Can you output, word for word, the lines between the one holding "Give me the" and the one holding "4.30, 4.35, 4.40];", inclusive, leaving out any pictures?

■ Records for this exercise:
⟨

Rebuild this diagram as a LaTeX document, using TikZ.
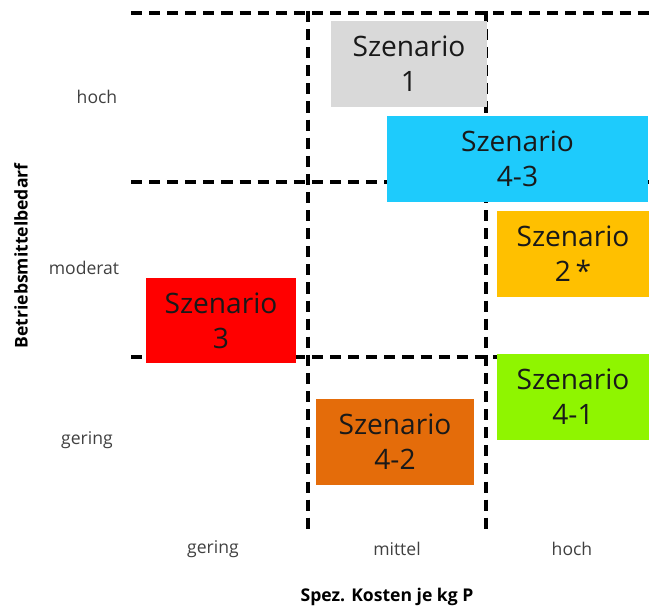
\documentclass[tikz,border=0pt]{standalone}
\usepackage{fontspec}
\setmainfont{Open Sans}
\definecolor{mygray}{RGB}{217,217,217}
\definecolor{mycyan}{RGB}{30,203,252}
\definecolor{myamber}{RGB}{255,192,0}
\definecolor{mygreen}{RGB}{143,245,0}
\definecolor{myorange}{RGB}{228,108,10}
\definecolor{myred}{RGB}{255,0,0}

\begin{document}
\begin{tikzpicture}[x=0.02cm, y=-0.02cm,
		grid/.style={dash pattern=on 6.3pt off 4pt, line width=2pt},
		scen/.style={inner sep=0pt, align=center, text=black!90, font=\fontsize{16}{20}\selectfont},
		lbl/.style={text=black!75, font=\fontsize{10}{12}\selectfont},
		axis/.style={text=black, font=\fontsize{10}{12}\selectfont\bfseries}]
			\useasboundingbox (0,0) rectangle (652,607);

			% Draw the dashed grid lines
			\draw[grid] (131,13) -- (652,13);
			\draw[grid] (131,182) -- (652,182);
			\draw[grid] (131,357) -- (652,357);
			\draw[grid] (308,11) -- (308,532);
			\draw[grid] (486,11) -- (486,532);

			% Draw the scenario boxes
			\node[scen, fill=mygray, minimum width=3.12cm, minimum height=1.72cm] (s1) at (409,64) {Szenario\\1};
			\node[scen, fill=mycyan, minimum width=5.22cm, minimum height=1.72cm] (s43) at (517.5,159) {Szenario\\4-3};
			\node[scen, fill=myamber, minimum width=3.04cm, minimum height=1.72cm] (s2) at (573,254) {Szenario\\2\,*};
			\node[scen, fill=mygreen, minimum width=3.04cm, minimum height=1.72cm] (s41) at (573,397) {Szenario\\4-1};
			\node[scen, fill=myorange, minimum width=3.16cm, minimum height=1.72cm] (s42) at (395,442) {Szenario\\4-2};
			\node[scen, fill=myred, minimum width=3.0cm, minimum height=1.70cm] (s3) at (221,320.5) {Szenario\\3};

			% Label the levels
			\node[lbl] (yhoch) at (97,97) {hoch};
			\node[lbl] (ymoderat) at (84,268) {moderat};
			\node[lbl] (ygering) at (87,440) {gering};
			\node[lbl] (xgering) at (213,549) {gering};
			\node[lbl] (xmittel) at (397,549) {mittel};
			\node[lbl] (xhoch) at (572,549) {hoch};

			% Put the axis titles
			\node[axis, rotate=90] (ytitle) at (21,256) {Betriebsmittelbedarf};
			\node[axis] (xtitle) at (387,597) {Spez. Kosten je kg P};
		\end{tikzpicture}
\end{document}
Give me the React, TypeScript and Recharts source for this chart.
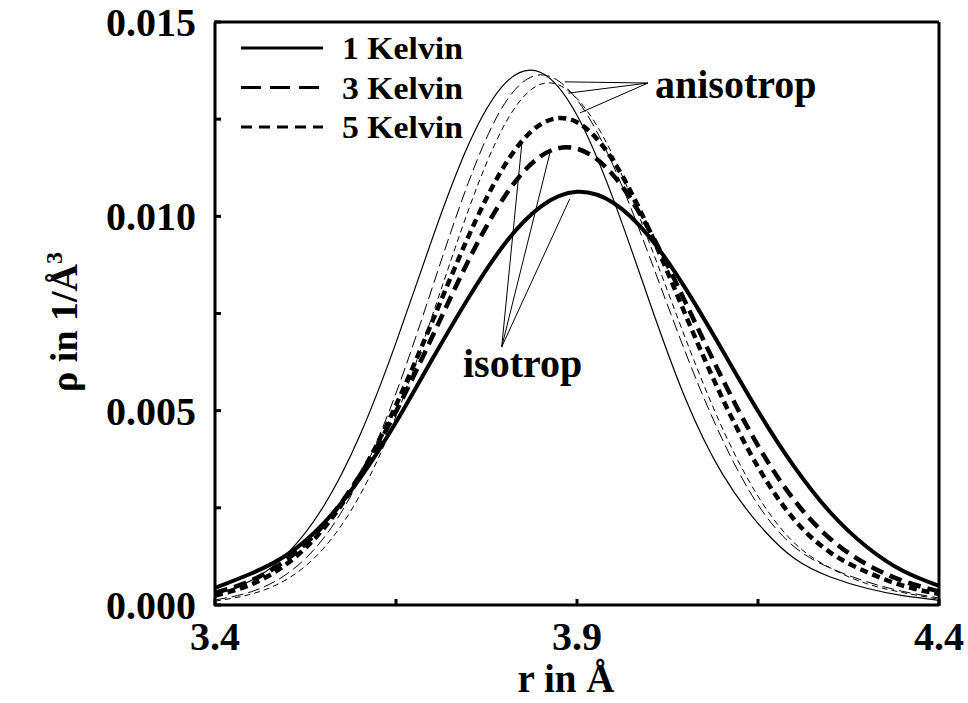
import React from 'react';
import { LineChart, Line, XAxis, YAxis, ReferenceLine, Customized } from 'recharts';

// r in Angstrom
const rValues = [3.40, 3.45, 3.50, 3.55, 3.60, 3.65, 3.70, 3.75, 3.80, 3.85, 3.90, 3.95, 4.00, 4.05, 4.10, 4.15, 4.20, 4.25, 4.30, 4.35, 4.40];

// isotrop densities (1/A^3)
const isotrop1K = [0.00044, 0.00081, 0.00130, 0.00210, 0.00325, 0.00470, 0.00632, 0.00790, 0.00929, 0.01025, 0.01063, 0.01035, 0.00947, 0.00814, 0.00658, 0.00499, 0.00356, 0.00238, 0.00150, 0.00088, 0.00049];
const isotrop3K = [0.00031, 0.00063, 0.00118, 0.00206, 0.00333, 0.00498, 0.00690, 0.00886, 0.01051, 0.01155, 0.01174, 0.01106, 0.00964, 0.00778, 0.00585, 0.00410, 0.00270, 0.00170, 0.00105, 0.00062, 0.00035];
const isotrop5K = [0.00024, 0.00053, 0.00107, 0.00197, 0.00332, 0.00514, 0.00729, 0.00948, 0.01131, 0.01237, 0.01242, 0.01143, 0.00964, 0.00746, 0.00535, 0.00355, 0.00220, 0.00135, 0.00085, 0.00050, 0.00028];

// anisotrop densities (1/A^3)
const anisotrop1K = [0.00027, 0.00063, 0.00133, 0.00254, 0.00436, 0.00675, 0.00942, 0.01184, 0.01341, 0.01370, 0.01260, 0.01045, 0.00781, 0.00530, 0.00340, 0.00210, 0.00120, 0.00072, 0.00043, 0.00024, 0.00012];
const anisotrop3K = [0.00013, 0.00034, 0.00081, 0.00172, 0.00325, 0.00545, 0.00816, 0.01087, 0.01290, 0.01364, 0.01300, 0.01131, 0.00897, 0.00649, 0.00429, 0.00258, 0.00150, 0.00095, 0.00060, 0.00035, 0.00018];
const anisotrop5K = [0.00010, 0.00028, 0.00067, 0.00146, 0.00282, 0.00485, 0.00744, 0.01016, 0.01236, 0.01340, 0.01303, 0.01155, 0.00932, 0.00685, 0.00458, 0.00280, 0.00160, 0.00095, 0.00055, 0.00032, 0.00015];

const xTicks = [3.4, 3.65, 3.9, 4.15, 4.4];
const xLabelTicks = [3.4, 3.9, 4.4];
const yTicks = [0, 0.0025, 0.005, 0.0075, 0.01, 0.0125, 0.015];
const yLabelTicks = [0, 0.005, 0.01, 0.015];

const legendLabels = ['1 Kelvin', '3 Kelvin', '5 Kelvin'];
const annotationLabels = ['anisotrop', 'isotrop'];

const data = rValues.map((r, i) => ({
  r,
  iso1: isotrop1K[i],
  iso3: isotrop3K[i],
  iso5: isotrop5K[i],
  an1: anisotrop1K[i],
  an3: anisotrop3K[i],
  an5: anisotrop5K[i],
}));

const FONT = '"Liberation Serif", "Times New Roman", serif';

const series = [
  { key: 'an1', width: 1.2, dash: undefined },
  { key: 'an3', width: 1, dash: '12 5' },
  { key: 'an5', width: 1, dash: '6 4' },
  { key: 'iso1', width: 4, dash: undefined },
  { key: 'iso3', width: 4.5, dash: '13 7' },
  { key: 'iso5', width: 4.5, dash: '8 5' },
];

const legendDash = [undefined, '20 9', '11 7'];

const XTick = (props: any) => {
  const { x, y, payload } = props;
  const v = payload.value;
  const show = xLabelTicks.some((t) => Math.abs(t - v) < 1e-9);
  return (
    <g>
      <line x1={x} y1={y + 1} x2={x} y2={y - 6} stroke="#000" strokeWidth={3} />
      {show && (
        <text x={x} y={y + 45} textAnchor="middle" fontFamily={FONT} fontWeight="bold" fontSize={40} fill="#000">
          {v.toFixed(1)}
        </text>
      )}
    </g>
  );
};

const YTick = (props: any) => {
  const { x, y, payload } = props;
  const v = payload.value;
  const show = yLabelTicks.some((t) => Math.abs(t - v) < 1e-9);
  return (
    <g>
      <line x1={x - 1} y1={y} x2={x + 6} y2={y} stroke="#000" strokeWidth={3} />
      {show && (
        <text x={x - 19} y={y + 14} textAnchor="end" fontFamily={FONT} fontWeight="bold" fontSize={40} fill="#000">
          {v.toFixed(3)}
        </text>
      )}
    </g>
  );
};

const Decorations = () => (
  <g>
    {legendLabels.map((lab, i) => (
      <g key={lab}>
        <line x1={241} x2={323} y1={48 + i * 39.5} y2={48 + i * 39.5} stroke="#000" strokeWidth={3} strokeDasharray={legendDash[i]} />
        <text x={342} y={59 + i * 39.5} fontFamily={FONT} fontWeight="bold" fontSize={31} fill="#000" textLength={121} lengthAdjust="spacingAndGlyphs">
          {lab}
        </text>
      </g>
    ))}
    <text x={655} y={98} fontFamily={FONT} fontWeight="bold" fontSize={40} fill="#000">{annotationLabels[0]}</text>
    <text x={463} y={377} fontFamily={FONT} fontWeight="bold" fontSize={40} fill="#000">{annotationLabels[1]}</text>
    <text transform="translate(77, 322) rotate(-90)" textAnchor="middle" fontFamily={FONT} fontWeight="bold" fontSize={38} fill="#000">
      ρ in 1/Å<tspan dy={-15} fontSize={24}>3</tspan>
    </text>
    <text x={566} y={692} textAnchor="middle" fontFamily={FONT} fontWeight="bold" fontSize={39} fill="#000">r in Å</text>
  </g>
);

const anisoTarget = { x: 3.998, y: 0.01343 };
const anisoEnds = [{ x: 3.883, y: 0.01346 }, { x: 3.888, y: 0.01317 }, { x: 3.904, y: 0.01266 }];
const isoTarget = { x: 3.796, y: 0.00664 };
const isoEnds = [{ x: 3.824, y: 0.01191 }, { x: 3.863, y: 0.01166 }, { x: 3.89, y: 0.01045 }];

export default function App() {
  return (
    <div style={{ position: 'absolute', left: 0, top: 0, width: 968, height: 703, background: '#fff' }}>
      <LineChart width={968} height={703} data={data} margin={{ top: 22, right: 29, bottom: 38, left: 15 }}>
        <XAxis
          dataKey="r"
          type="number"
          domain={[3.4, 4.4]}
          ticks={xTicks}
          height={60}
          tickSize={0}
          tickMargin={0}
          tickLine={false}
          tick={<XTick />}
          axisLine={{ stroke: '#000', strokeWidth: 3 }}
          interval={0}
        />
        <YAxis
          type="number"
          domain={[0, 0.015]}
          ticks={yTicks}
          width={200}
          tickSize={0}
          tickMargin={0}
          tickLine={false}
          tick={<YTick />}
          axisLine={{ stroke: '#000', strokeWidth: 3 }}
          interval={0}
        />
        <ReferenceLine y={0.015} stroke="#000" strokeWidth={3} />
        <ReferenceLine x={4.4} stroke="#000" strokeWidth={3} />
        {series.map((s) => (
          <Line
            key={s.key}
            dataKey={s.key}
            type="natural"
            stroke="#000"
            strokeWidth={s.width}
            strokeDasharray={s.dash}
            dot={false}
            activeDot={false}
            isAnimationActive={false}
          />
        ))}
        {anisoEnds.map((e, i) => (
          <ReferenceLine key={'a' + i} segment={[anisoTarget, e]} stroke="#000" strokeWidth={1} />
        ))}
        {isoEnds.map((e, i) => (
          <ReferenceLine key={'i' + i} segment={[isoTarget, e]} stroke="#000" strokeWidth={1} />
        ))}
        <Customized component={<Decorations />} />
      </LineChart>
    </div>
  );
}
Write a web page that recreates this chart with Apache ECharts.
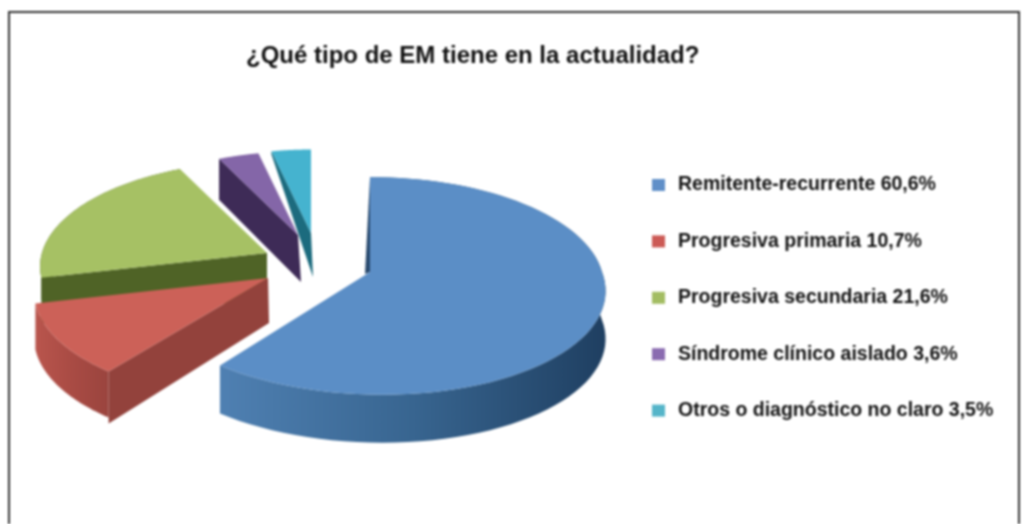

⟩

■ Task answer:
Give me the React, TypeScript and Recharts source for this chart.
import React from 'react';
import { LineChart, Line, XAxis, YAxis, ReferenceLine, Customized } from 'recharts';

// r in Angstrom
const rValues = [3.40, 3.45, 3.50, 3.55, 3.60, 3.65, 3.70, 3.75, 3.80, 3.85, 3.90, 3.95, 4.00, 4.05, 4.10, 4.15, 4.20, 4.25, 4.30, 4.35, 4.40];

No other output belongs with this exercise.